Kepercayaan seperti itu masih melekat karena budaya yang turun temurun, sehingga perlu adanya perubahan paradigma. Hal tersebut bisa diawali dengan pendidikan sejak usia dini hingga awareness raising untuk masyarakat usia dewasa, mengenai dampak negatif dari pembuangan sampah di sungai/laut.

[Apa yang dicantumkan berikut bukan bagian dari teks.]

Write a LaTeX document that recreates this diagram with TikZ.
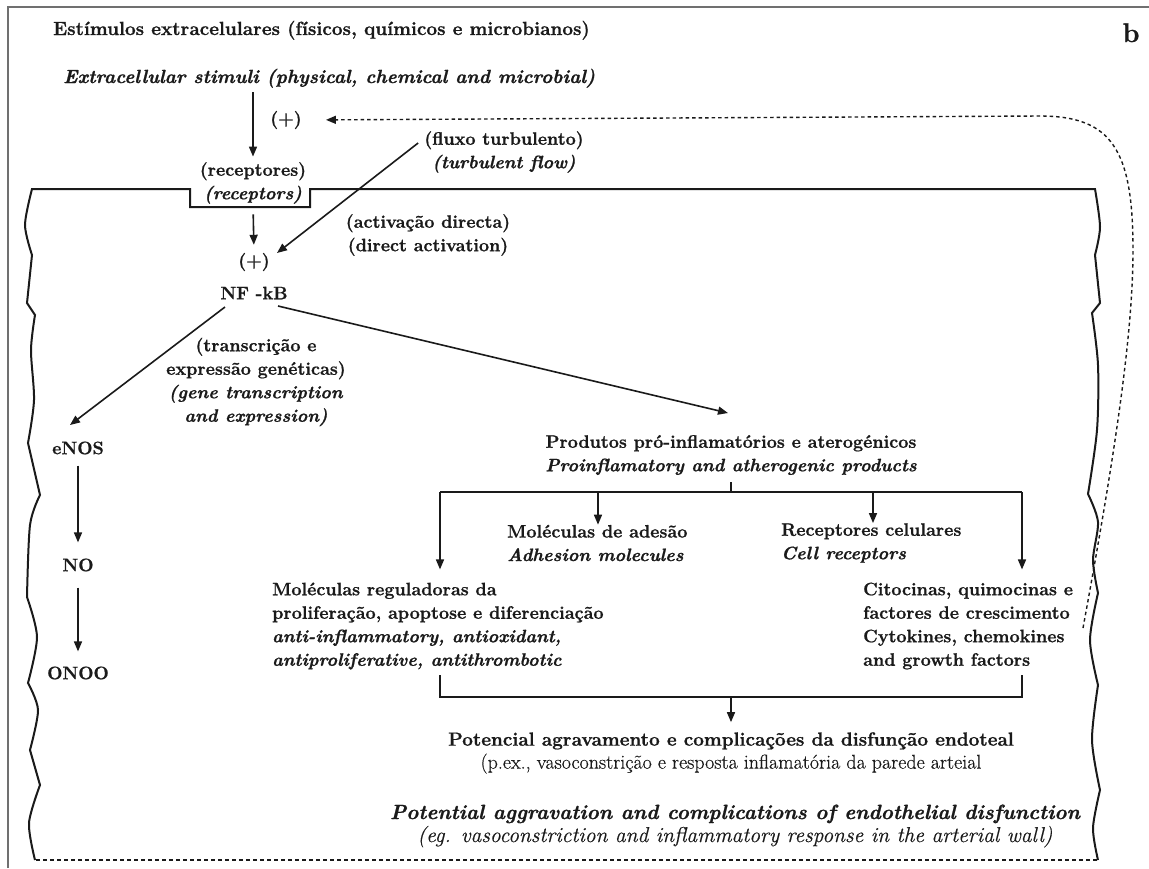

Namun di sisi lain masyarakat Indonesia kaya dengan kearifan lokal yang membantu dalam upaya pelestarian lingkungan. Misalnya masyarakat daerah tertentu tidak dengan mudah membabat hutan, karena takut dengan keberadaan ‘penunggu’ alias roh halus ‘penjaga’ hutan-hutan tersebut. Sehingga hal tersebut secara tidak langsung membantu upaya preservasi lingkungan dan menghindari adanya penggundulan hutan di beberapa daerah. Terdapat juga falsafah Jawa “ibu bumi, bapa aksa” yang artinya adalah “ibu adalah bumi, bapak adalah langit”. Maka dipercaya bahwa jika manusia merusak bumi, maka langit pun akan ikut marah dengan diturunkannya beraneka macam bencana.
Sehingga kiranya Indonesia bisa menjadi contoh sebagai negara yang mengaplikasikan konsep ‘think global act local’ yang sesungguhnya dalam hal konservasi lingkungan. Selain itu, masyarakat kita pun sudah semakin cerdas dan aware dengan pelbagai masalah lingkungan dan perubahan iklim, yang ditunjukkan dengan maraknya aktivitas skala komunitas. Misalnya kini makin banyak program bank sampah di tingkat komunitas yang bertujuan untuk mereduksi sampah yang dibuang ke TPA. Semangat ‘gotong royong’ ini menjadi salah satu kekuatan masyarakat Indonesia yang unik serta bisa menjadi contoh baik untuk dunia.